● **Challenge**:
Transcribe the listing in full, excluding any pictures.

-- Dataset extract start --

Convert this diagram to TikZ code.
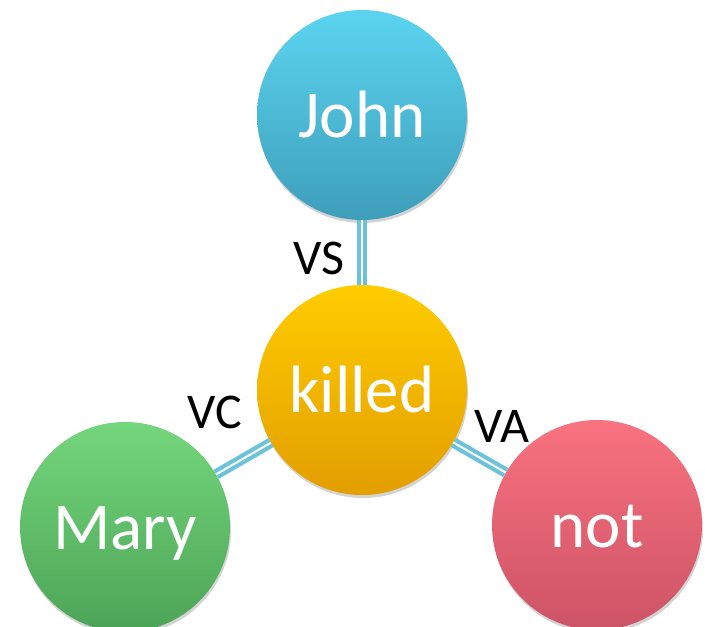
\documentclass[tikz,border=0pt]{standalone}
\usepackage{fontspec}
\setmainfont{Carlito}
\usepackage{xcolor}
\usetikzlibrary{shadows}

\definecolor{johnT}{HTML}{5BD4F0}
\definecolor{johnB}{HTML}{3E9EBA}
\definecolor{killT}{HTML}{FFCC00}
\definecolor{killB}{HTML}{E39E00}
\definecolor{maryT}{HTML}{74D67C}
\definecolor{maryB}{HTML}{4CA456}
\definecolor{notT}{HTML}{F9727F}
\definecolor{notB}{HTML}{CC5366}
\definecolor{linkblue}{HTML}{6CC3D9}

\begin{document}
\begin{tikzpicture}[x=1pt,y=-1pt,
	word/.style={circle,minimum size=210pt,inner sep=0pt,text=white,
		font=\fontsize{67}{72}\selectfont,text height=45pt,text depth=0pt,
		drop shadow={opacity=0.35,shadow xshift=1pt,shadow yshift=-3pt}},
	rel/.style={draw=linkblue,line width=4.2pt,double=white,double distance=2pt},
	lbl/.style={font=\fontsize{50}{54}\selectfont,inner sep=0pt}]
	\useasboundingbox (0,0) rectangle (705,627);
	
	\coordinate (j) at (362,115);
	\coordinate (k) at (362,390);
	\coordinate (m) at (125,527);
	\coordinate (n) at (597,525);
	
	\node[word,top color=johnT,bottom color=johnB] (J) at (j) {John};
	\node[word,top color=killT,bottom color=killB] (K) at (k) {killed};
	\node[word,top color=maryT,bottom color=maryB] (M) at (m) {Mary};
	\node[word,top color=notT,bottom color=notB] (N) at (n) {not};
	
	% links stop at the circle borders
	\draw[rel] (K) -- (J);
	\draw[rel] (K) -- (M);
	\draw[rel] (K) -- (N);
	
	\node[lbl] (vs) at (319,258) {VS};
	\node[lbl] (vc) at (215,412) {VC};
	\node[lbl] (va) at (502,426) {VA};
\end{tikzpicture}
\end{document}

-- Dataset extract end --

● **Output for this task**:
Convert this diagram to TikZ code.
\documentclass[tikz,border=0pt]{standalone}
\usepackage{fontspec}
\setmainfont{Carlito}
\usepackage{xcolor}
\usetikzlibrary{shadows}

\definecolor{johnT}{HTML}{5BD4F0}
\definecolor{johnB}{HTML}{3E9EBA}
\definecolor{killT}{HTML}{FFCC00}
\definecolor{killB}{HTML}{E39E00}
\definecolor{maryT}{HTML}{74D67C}
\definecolor{maryB}{HTML}{4CA456}
\definecolor{notT}{HTML}{F9727F}
\definecolor{notB}{HTML}{CC5366}
\definecolor{linkblue}{HTML}{6CC3D9}

\begin{document}
\begin{tikzpicture}[x=1pt,y=-1pt,
	word/.style={circle,minimum size=210pt,inner sep=0pt,text=white,
		font=\fontsize{67}{72}\selectfont,text height=45pt,text depth=0pt,
		drop shadow={opacity=0.35,shadow xshift=1pt,shadow yshift=-3pt}},
	rel/.style={draw=linkblue,line width=4.2pt,double=white,double distance=2pt},
	lbl/.style={font=\fontsize{50}{54}\selectfont,inner sep=0pt}]
	\useasboundingbox (0,0) rectangle (705,627);
	
	\coordinate (j) at (362,115);
	\coordinate (k) at (362,390);
	\coordinate (m) at (125,527);
	\coordinate (n) at (597,525);
	
	\node[word,top color=johnT,bottom color=johnB] (J) at (j) {John};
	\node[word,top color=killT,bottom color=killB] (K) at (k) {killed};
	\node[word,top color=maryT,bottom color=maryB] (M) at (m) {Mary};
	\node[word,top color=notT,bottom color=notB] (N) at (n) {not};
	
	% links stop at the circle borders
	\draw[rel] (K) -- (J);
	\draw[rel] (K) -- (M);
	\draw[rel] (K) -- (N);
	
	\node[lbl] (vs) at (319,258) {VS};
	\node[lbl] (vc) at (215,412) {VC};
	\node[lbl] (va) at (502,426) {VA};
\end{tikzpicture}
\end{document}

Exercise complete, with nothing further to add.